[RECORD EXTRACTS]

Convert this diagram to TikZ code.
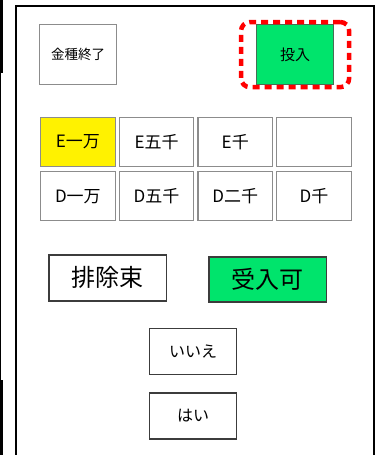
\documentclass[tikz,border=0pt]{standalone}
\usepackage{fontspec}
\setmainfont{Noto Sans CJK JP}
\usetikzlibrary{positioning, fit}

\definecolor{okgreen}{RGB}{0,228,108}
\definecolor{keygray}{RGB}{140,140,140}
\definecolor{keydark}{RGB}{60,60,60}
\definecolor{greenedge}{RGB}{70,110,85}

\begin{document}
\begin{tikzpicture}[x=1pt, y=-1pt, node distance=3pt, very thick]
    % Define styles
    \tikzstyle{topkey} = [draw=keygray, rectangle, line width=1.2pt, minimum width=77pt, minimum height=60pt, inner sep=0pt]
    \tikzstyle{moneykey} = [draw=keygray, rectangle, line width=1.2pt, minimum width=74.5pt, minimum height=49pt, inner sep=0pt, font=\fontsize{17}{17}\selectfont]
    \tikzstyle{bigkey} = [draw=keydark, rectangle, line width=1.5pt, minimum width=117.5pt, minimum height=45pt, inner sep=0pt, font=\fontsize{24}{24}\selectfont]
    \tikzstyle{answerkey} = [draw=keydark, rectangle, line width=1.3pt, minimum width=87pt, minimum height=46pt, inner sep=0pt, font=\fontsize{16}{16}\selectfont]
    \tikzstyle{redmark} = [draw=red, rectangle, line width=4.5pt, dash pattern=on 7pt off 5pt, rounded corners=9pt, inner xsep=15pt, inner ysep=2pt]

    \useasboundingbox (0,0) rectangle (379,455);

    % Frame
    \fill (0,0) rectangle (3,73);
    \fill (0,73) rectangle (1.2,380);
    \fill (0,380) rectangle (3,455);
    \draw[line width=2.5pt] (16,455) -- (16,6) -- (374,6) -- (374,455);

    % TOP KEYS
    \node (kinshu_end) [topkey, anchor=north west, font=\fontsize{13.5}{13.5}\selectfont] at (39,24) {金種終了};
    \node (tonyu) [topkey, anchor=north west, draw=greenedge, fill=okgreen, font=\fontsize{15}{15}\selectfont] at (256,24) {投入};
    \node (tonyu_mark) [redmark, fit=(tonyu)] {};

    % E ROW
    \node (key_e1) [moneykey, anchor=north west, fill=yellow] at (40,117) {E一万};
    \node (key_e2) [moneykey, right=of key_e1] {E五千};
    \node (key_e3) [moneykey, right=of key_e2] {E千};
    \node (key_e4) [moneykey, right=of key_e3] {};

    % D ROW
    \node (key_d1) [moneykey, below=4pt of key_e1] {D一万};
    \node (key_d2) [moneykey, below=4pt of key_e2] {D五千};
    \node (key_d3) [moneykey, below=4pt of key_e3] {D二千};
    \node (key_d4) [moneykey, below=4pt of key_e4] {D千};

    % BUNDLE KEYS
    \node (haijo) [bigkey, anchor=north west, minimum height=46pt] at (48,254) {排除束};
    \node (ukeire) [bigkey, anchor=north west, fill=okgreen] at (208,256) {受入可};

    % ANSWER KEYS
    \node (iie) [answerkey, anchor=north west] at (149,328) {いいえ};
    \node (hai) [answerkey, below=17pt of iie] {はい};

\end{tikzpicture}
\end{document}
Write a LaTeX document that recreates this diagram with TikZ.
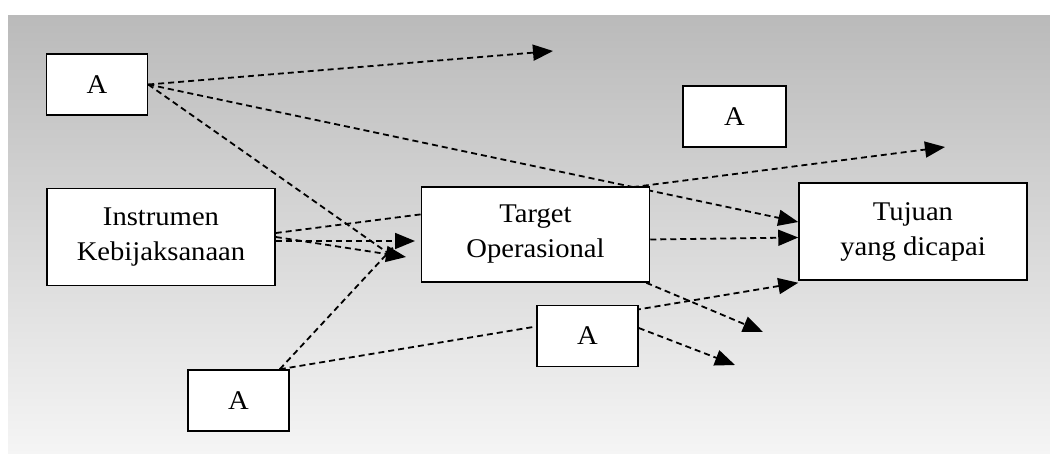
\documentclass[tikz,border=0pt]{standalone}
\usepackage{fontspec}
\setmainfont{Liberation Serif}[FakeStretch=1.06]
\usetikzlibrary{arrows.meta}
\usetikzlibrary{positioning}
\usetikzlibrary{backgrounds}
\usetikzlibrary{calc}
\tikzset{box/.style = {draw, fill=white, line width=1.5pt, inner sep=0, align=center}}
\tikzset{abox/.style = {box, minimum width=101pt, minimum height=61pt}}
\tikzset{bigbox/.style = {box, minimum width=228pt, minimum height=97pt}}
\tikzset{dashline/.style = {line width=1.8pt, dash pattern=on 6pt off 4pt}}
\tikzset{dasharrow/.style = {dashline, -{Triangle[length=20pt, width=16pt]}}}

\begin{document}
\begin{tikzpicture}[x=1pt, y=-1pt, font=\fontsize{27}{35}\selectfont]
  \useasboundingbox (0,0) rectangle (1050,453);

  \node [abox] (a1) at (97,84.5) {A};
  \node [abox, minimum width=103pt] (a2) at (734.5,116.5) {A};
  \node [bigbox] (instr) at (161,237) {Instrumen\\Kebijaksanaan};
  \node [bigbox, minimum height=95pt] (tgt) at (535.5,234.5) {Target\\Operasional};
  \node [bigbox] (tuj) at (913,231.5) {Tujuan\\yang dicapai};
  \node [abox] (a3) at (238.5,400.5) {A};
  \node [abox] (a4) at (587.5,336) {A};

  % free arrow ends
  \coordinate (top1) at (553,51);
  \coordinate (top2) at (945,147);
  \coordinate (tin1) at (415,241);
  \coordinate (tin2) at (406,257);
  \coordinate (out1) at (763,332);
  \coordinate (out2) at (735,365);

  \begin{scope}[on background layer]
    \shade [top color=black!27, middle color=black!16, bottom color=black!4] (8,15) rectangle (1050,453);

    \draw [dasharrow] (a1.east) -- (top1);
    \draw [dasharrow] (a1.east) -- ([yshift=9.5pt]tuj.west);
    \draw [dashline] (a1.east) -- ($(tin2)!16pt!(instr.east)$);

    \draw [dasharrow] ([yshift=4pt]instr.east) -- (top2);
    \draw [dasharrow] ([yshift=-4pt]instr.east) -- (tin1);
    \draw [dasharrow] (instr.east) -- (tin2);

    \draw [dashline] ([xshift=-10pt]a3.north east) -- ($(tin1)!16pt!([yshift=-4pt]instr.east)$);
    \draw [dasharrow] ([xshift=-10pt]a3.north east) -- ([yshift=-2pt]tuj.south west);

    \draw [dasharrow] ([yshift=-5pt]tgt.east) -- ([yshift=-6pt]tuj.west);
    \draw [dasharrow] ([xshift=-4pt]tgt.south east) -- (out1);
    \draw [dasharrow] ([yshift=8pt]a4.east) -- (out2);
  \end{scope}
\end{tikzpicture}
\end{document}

[WRITTEN TASK] All the lines above are to be reproduced exactly, except the pictures.

[ANSWER TO THE TASK]
Convert this diagram to TikZ code.
\documentclass[tikz,border=0pt]{standalone}
\usepackage{fontspec}
\setmainfont{Noto Sans CJK JP}
\usetikzlibrary{positioning, fit}

\definecolor{okgreen}{RGB}{0,228,108}
\definecolor{keygray}{RGB}{140,140,140}
\definecolor{keydark}{RGB}{60,60,60}
\definecolor{greenedge}{RGB}{70,110,85}

\begin{document}
\begin{tikzpicture}[x=1pt, y=-1pt, node distance=3pt, very thick]
    % Define styles
    \tikzstyle{topkey} = [draw=keygray, rectangle, line width=1.2pt, minimum width=77pt, minimum height=60pt, inner sep=0pt]
    \tikzstyle{moneykey} = [draw=keygray, rectangle, line width=1.2pt, minimum width=74.5pt, minimum height=49pt, inner sep=0pt, font=\fontsize{17}{17}\selectfont]
    \tikzstyle{bigkey} = [draw=keydark, rectangle, line width=1.5pt, minimum width=117.5pt, minimum height=45pt, inner sep=0pt, font=\fontsize{24}{24}\selectfont]
    \tikzstyle{answerkey} = [draw=keydark, rectangle, line width=1.3pt, minimum width=87pt, minimum height=46pt, inner sep=0pt, font=\fontsize{16}{16}\selectfont]
    \tikzstyle{redmark} = [draw=red, rectangle, line width=4.5pt, dash pattern=on 7pt off 5pt, rounded corners=9pt, inner xsep=15pt, inner ysep=2pt]

    \useasboundingbox (0,0) rectangle (379,455);

    % Frame
    \fill (0,0) rectangle (3,73);
    \fill (0,73) rectangle (1.2,380);
    \fill (0,380) rectangle (3,455);
    \draw[line width=2.5pt] (16,455) -- (16,6) -- (374,6) -- (374,455);

    % TOP KEYS
    \node (kinshu_end) [topkey, anchor=north west, font=\fontsize{13.5}{13.5}\selectfont] at (39,24) {金種終了};
    \node (tonyu) [topkey, anchor=north west, draw=greenedge, fill=okgreen, font=\fontsize{15}{15}\selectfont] at (256,24) {投入};
    \node (tonyu_mark) [redmark, fit=(tonyu)] {};

    % E ROW
    \node (key_e1) [moneykey, anchor=north west, fill=yellow] at (40,117) {E一万};
    \node (key_e2) [moneykey, right=of key_e1] {E五千};
    \node (key_e3) [moneykey, right=of key_e2] {E千};
    \node (key_e4) [moneykey, right=of key_e3] {};

    % D ROW
    \node (key_d1) [moneykey, below=4pt of key_e1] {D一万};
    \node (key_d2) [moneykey, below=4pt of key_e2] {D五千};
    \node (key_d3) [moneykey, below=4pt of key_e3] {D二千};
    \node (key_d4) [moneykey, below=4pt of key_e4] {D千};

    % BUNDLE KEYS
    \node (haijo) [bigkey, anchor=north west, minimum height=46pt] at (48,254) {排除束};
    \node (ukeire) [bigkey, anchor=north west, fill=okgreen] at (208,256) {受入可};

    % ANSWER KEYS
    \node (iie) [answerkey, anchor=north west] at (149,328) {いいえ};
    \node (hai) [answerkey, below=17pt of iie] {はい};

\end{tikzpicture}
\end{document}
Write a LaTeX document that recreates this diagram with TikZ.
\documentclass[tikz,border=0pt]{standalone}
\usepackage{fontspec}
\setmainfont{Liberation Serif}[FakeStretch=1.06]
\usetikzlibrary{arrows.meta}
\usetikzlibrary{positioning}
\usetikzlibrary{backgrounds}
\usetikzlibrary{calc}
\tikzset{box/.style = {draw, fill=white, line width=1.5pt, inner sep=0, align=center}}
\tikzset{abox/.style = {box, minimum width=101pt, minimum height=61pt}}
\tikzset{bigbox/.style = {box, minimum width=228pt, minimum height=97pt}}
\tikzset{dashline/.style = {line width=1.8pt, dash pattern=on 6pt off 4pt}}
\tikzset{dasharrow/.style = {dashline, -{Triangle[length=20pt, width=16pt]}}}

\begin{document}
\begin{tikzpicture}[x=1pt, y=-1pt, font=\fontsize{27}{35}\selectfont]
  \useasboundingbox (0,0) rectangle (1050,453);

  \node [abox] (a1) at (97,84.5) {A};
  \node [abox, minimum width=103pt] (a2) at (734.5,116.5) {A};
  \node [bigbox] (instr) at (161,237) {Instrumen\\Kebijaksanaan};
  \node [bigbox, minimum height=95pt] (tgt) at (535.5,234.5) {Target\\Operasional};
  \node [bigbox] (tuj) at (913,231.5) {Tujuan\\yang dicapai};
  \node [abox] (a3) at (238.5,400.5) {A};
  \node [abox] (a4) at (587.5,336) {A};

  % free arrow ends
  \coordinate (top1) at (553,51);
  \coordinate (top2) at (945,147);
  \coordinate (tin1) at (415,241);
  \coordinate (tin2) at (406,257);
  \coordinate (out1) at (763,332);
  \coordinate (out2) at (735,365);

  \begin{scope}[on background layer]
    \shade [top color=black!27, middle color=black!16, bottom color=black!4] (8,15) rectangle (1050,453);

    \draw [dasharrow] (a1.east) -- (top1);
    \draw [dasharrow] (a1.east) -- ([yshift=9.5pt]tuj.west);
    \draw [dashline] (a1.east) -- ($(tin2)!16pt!(instr.east)$);

    \draw [dasharrow] ([yshift=4pt]instr.east) -- (top2);
    \draw [dasharrow] ([yshift=-4pt]instr.east) -- (tin1);
    \draw [dasharrow] (instr.east) -- (tin2);

    \draw [dashline] ([xshift=-10pt]a3.north east) -- ($(tin1)!16pt!([yshift=-4pt]instr.east)$);
    \draw [dasharrow] ([xshift=-10pt]a3.north east) -- ([yshift=-2pt]tuj.south west);

    \draw [dasharrow] ([yshift=-5pt]tgt.east) -- ([yshift=-6pt]tuj.west);
    \draw [dasharrow] ([xshift=-4pt]tgt.south east) -- (out1);
    \draw [dasharrow] ([yshift=8pt]a4.east) -- (out2);
  \end{scope}
\end{tikzpicture}
\end{document}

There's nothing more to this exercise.